Why the Gestalt Idea Still Shapes Your World

Ehrenfels didn’t build a school, but his Gestalt idea caught fire. In Berlin, Max Wertheimer, Kurt Koffka, and Wolfgang Köhler later argued that we don’t construct wholes by gluing parts together. We perceive the whole first — the figure, the expression, the shape — and only later, with effort, pick out the individual elements. This “Berlin school” of Gestalt psychology changed how scientists study perception, thinking, and even creativity.
The Berlin view differs from a rival Graz school, which held that our mind actively produces Gestalt qualities on top of raw sensations. But whatever side you take, the vocabulary and the problem began with Ehrenfels. The ripple effects reached philosophy of science, where thinkers like Thomas Kuhn used the idea of a “Gestalt switch” to explain how whole scientific worldviews can flip. Even today, when you instantly recognise a friend’s face in a crowd, or when a song gets stuck in your head as a single whole, you’re living inside the puzzle he named.
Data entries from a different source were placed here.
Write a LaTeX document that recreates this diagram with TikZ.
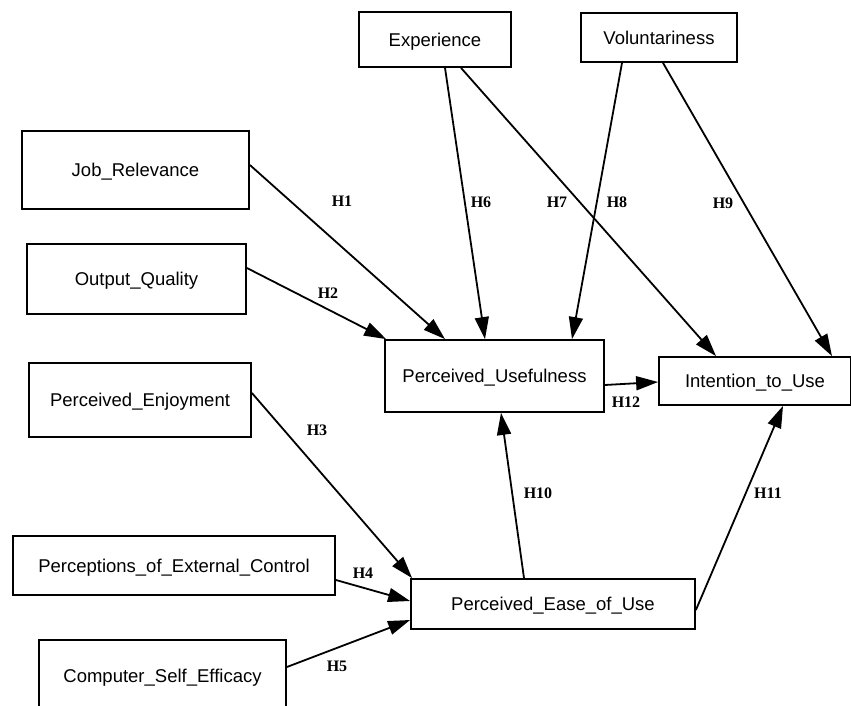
\documentclass[tikz,border=0pt]{standalone}
\usepackage{fontspec}
\setmainfont{Liberation Sans}
\newfontfamily\hypfont{Liberation Serif}
\usetikzlibrary{arrows.meta,positioning,calc}

\tikzset{
    construct/.style={draw, line width=1.8pt, inner sep=0pt, text height=13.2pt, text depth=0pt, font=\fontsize{18.5}{22}\selectfont},
    hyp/.style={font=\hypfont\bfseries\fontsize{16}{18}\selectfont},
    arr/.style={-{Triangle[length=22pt,width=14pt]}, line width=1.8pt}
}

\begin{document}
\begin{tikzpicture}[x=1pt,y=-1pt]
\clip (0,0) rectangle (851,706);

% Moderators
\node[construct, minimum width=152pt, minimum height=55pt] (exp) at (435,39.5) {Experience};
\node[construct, minimum width=156pt, minimum height=49pt] (vol) at (659,37.5) {Voluntariness};

% Determinants of usefulness
\node[construct, minimum width=227pt, minimum height=78pt] (jobrel) at (135.5,170) {Job\_Relevance};
\node[construct, minimum width=219pt, minimum height=70pt] (outq) at (136.5,279) {Output\_Quality};

% Determinants of ease of use
\node[construct, minimum width=222pt, minimum height=74pt] (enjoy) at (140,400) {Perceived\_Enjoyment};
\node[construct, minimum width=322pt, minimum height=59pt] (extctl) at (174,565.5) {Perceptions\_of\_External\_Control};
\node[construct, minimum width=247pt, minimum height=72pt] (selfeff) at (162.5,676) {Computer\_Self\_Efficacy};

% Core model
\node[construct, minimum width=219pt, minimum height=72pt] (useful) at (494.5,376) {Perceived\_Usefulness};
\node[construct, minimum width=192pt, minimum height=48pt] (intent) at (755,381) {Intention\_to\_Use};
\node[construct, minimum width=284pt, minimum height=50pt] (ease) at (553,604) {Perceived\_Ease\_of\_Use};

% Paths
\draw[arr] ([yshift=5pt]jobrel.east) -- ([xshift=-49.5pt]useful.north);
\draw[arr] ([yshift=11pt]outq.east) -- ([xshift=2pt]useful.north west);
\draw[arr] ([yshift=7pt]enjoy.east) -- ([xshift=2pt]ease.north west);
\draw[arr] ([yshift=-14.5pt]extctl.east) -- ([yshift=3pt]ease.west);
\draw[arr] ([yshift=9pt]selfeff.east) -- ([yshift=-16pt]ease.west);
\draw[arr] ([xshift=10pt]exp.south) -- ([xshift=-9.5pt]useful.north);
\draw[arr] ([xshift=26pt]exp.south) -- ([xshift=-39pt]intent.north);
\draw[arr] ([xshift=-37pt]vol.south) -- ([xshift=77.5pt]useful.north);
\draw[arr] ([xshift=4pt]vol.south) -- ([xshift=77pt]intent.north);
\draw[arr] ([xshift=-29pt]ease.north) -- ([xshift=6.5pt]useful.south);
\draw[arr] ([yshift=-6pt]ease.east) -- ([xshift=28pt]intent.south);
\draw[arr] ([yshift=-9pt]useful.east) -- ([yshift=-1pt]intent.west);

% Hypothesis labels
\node[hyp] (h1) at (342,201) {H1};
\node[hyp] (h2) at (328,293) {H2};
\node[hyp] (h3) at (317,430) {H3};
\node[hyp] (h4) at (363,573) {H4};
\node[hyp] (h5) at (337,666) {H5};
\node[hyp] (h6) at (481,202) {H6};
\node[hyp] (h7) at (557,202) {H7};
\node[hyp] (h8) at (617,202) {H8};
\node[hyp] (h9) at (723,203) {H9};
\node[hyp] (h10) at (538,493) {H10};
\node[hyp] (h11) at (768,493) {H11};
\node[hyp] (h12) at (626,402) {H12};
\end{tikzpicture}
\end{document}
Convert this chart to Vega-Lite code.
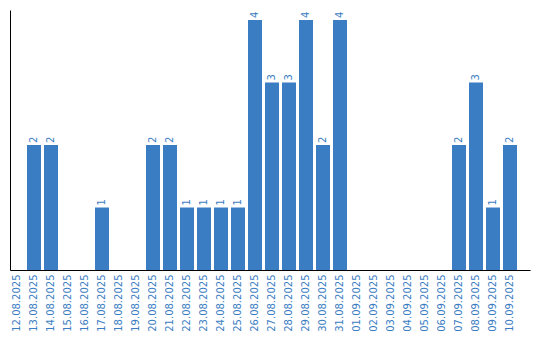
{
  "$schema": "https://vega.github.io/schema/vega-lite/v6.json",
  "width": 520,
  "height": 260,
  "autosize": {"type": "none"},
  "padding": {"left": 10, "top": 10, "right": 10, "bottom": 70},
  "background": "white",
  "config": {"view": {"stroke": null}, "font": "DejaVu Sans"},
  "data": {"values": [
    {"d": "12.08.2025", "v": 0},
    {"d": "13.08.2025", "v": 2},
    {"d": "14.08.2025", "v": 2},
    {"d": "15.08.2025", "v": 0},
    {"d": "16.08.2025", "v": 0},
    {"d": "17.08.2025", "v": 1},
    {"d": "18.08.2025", "v": 0},
    {"d": "19.08.2025", "v": 0},
    {"d": "20.08.2025", "v": 2},
    {"d": "21.08.2025", "v": 2},
    {"d": "22.08.2025", "v": 1},
    {"d": "23.08.2025", "v": 1},
    {"d": "24.08.2025", "v": 1},
    {"d": "25.08.2025", "v": 1},
    {"d": "26.08.2025", "v": 4},
    {"d": "27.08.2025", "v": 3},
    {"d": "28.08.2025", "v": 3},
    {"d": "29.08.2025", "v": 4},
    {"d": "30.08.2025", "v": 2},
    {"d": "31.08.2025", "v": 4},
    {"d": "01.09.2025", "v": 0},
    {"d": "02.09.2025", "v": 0},
    {"d": "03.09.2025", "v": 0},
    {"d": "04.09.2025", "v": 0},
    {"d": "05.09.2025", "v": 0},
    {"d": "06.09.2025", "v": 0},
    {"d": "07.09.2025", "v": 2},
    {"d": "08.09.2025", "v": 3},
    {"d": "09.09.2025", "v": 1},
    {"d": "10.09.2025", "v": 2}
  ]},
  "encoding": {
    "x": {
      "field": "d", "type": "ordinal", "sort": null,
      "scale": {"paddingInner": 0.176, "paddingOuter": 0.382, "align": 0},
      "axis": {
        "title": null, "ticks": false, "labelAngle": -90, "labelPadding": 4,
        "labelColor": "#3b7dc2", "labelFontSize": 10, "labelFont": "DejaVu Sans",
        "domainColor": "black", "domainWidth": 1, "grid": false
      }
    },
    "y": {
      "field": "v", "type": "quantitative",
      "scale": {"domain": [0, 4.16], "nice": false},
      "axis": {"title": null, "labels": false, "ticks": false, "grid": false, "domainColor": "black", "domainWidth": 1}
    }
  },
  "layer": [
    {"mark": {"type": "bar", "color": "#3b7dc2"}},
    {
      "transform": [{"filter": "datum.v > 0"}],
      "mark": {"type": "text", "angle": -90, "align": "left", "baseline": "middle", "dx": 2, "color": "#3b7dc2", "fontSize": 10, "font": "DejaVu Sans"},
      "encoding": {"text": {"field": "v", "type": "quantitative"}}
    }
  ]
}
Your experience is woven through with patterns that cannot be reduced to atoms. The melody you hum, the team you play in, the sadness you hear in a voice — all are Gestalt qualities. Ehrenfels’ great insight was that these patterns are real and powerful, even though they are invisible and appear only when the parts come together. That insight still hums in the background of every story you tell, every face you love, and every song you can’t forget.
Think about it
- A computer can recognize a tune by comparing patterns of tone-intervals. Does that mean the computer experiences a Gestalt quality, or does that kind of experience require a conscious mind?
- Think of a group you belong to — a family, a band, a team. Is there a “something extra” that exists only when you’re together? Can you describe it without just listing what each person does?
- If value really depends only on desire, does it still make sense to say someone should care about things like honesty, even when nobody around them desires it?